Questi precedenti dovrebbero renderci più cauti, e restare prudenti anche davanti alle “sirene” che ci promettono una resa senza condizioni del virus. Serve ancora un po’ di tempo.
L’influenza spagnola ci insegna che la guerra finirà solo a due condizioni, e non subito
I vaccini, il nuovo farmaco antivirale Paxlovid e altri rimedi porranno quasi certamente fine alla pandemia, ma solo a due condizioni: prima, che miliardi di dosi siano ampiamente disponibili a livello globale e che le cure con gli antivirali siano possibili anche a casa. Seconda e ovvia, che il virus non sviluppi resistenza.

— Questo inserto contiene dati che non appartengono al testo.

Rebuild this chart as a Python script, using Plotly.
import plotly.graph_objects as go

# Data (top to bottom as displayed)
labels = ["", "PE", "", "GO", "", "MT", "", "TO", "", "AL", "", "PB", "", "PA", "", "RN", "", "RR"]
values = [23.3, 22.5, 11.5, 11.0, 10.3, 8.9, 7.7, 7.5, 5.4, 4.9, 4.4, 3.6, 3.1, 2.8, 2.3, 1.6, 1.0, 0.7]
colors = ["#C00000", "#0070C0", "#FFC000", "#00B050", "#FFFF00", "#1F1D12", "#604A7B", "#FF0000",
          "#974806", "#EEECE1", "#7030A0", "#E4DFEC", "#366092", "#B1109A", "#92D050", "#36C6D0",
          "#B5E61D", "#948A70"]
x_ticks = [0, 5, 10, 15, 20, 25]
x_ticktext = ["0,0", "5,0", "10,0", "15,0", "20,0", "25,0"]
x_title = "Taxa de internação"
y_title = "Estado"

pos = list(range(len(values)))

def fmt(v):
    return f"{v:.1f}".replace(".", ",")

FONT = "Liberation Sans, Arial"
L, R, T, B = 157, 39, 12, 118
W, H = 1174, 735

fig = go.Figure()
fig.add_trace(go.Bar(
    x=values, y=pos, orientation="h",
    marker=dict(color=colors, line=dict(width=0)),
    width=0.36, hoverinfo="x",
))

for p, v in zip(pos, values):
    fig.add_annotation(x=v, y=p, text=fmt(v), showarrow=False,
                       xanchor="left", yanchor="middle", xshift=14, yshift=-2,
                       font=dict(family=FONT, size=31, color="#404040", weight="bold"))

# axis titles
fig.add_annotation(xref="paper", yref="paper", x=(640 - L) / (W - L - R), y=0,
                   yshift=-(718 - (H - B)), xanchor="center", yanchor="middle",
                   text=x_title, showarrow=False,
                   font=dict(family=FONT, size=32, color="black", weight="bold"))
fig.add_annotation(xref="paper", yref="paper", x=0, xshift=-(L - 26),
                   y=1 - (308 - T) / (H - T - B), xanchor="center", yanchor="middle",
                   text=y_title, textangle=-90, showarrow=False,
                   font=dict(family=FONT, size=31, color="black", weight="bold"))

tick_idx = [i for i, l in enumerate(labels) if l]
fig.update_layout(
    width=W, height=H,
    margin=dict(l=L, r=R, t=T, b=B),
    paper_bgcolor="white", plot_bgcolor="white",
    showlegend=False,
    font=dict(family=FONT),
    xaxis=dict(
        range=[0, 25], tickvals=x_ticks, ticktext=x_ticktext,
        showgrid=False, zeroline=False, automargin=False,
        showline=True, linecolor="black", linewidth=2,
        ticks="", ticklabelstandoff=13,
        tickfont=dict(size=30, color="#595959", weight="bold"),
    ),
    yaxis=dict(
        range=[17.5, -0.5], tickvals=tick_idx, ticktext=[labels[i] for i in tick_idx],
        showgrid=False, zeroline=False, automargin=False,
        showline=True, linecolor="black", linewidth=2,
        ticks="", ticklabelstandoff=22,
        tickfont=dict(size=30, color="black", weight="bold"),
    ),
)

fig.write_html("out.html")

La fine non arriverà domani.
Il futuro immediato è ancora nelle mani del virus, mentre continuiamo a combattere con un arsenale migliore (vaccini, mascherine, ventilazione degli ambienti, antivirali e l’unica terapia monoclonale che funziona contro Omicron).
Media e politica possono avere anche (legittimamente) l’interesse a farci abbandonare le misure più stringenti per esigenze (anche queste legittime) di ripresa economica e di equilibrio sociale nel suo complesso, senza considerare altre migliaia di morti come semplice conseguenza statistica.